彼女は口ごもりながらも「はい、その通りです」と声を落とした。
「あぁそうかそうか。十分に理解したよ。」
今まで天井にずっと向けられた視線は、途端に真正面へと向けられた。そしてようやく明らかになった彼女の表情は、薄く見開かれた瞳だけがその冷徹さをもって、ただただぼんやりと霞んで見える窓の風景を眺めるだけであった。
そしてようやく、どこか力のこもっていない唇が開かれる。
「俺は同行しない。」
ここにいる者の息遣いだけが無言に冴えていた。暫し彼女も沈黙に身を潜めていたが、ひとしきり間を置くと再び彼女は話し出した。
「ついてきて欲しいと俺にお願いしてはいるものの、どこになんの目的かを教えられないのはさすがに理屈が通っていないんじゃないのか。そして俺には患者が大量にいる。この村に誰もいない状態をつくれない。だから俺はここに……残る。」
彼女は微妙な間を置いて突然話を切った。
彼女は急に席を立ち、扉をじっと睨み始めた。それにつられるようにして私の意識も扉へと向けられる。
それはいたって普通な木製の扉。
なんの変哲もない扉ではあるがそれをじっと見つめていると、どこか漠然とした不安がざわざわと背筋に昇ってくる。そこには何かがあると、彼女の行動が明瞭に示している。
彼女は声を潜めて私たちに伝える。
「扉の前に誰かがいる。」
数秒、数秒と時間が過ぎていく。その間彼女は瞬き一つもせずにその扉を睨み続けている。言い知れない恐怖が部屋一体を支配し、唾を飲み込むことさえも緊張する程の圧迫感。そこだけ時間が停止したみたいに誰一人として動かない。だた心臓の音だけが鼓膜に響いているその静寂さ。
ドンドン
突然扉が叩かれた。
息が止まる。意識が芯の底から冷えていく。
「ひぃう、ぃう、ひゅう。」
その音は恐怖という感情となって、消えない染みとなる。そうして私は、息の吸い方さえも忘れてしまった。
建付けの悪い扉の隙間から冷気がゆるゆると流れ込んでくる。

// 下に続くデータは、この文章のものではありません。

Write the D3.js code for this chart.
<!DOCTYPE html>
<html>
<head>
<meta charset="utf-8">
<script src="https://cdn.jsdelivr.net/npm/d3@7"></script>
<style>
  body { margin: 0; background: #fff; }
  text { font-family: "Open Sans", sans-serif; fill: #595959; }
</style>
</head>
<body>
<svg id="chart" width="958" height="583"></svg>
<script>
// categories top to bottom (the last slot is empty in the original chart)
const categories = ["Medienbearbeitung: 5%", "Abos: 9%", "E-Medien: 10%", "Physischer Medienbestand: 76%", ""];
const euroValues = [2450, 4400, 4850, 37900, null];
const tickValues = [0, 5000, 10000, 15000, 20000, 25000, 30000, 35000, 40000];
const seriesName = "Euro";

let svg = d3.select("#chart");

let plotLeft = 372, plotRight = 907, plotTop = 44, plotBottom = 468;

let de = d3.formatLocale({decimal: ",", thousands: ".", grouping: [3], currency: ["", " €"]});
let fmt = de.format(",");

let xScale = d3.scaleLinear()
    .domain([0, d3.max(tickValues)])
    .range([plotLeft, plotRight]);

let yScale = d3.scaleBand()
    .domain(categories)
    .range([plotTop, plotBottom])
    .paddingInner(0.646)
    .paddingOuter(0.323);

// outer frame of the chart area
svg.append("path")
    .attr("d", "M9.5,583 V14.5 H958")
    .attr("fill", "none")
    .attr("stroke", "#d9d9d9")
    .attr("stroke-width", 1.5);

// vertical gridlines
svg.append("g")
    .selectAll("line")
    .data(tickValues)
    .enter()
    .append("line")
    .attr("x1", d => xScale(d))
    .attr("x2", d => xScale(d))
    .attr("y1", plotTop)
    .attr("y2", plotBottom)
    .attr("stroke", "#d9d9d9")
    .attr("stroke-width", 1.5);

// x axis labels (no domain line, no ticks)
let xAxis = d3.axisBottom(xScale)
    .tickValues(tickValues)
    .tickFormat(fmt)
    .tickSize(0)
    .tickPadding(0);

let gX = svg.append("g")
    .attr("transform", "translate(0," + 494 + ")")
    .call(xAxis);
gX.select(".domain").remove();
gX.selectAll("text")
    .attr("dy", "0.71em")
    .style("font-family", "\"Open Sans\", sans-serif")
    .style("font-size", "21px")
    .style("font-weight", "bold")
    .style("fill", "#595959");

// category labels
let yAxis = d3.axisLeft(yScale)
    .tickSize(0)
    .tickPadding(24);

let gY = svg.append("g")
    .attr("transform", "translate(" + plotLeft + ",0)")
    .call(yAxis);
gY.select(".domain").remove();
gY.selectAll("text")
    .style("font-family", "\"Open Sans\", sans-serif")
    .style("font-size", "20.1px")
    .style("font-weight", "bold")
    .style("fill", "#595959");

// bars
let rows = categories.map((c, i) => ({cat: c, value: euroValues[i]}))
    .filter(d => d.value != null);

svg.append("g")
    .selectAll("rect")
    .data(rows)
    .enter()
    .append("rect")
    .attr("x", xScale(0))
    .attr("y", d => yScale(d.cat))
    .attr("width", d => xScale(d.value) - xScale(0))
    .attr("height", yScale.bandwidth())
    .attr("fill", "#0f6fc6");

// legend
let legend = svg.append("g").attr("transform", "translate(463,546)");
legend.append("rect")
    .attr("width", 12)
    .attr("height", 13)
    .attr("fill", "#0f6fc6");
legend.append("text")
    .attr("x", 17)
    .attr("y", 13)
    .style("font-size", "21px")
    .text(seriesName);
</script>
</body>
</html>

それと一緒に不鮮明な音が流れ込むのだが、ようやくそれが人の声であると分かった。
そしてその耳障りな音は灯りのない部屋の隅へと浸み込んでいった。再び花崗岩に沈んでいくような沈黙だけが取り残される。その空気がいやに息苦しくて、嗚咽が喉元までせりあがってくる。
しゃくりを上げる息を両手で塞ぐ。扉の前にいる者へ聞かれないように、息を殺してじっと耐える。徐々に時間が減速してゆき、永遠かと感じさせるほどまでに時は弛んだ。
しかしそれは長くは続かなかった。
その扉が開かれることによって収束した。
その者は唇をゆっくりと開ける。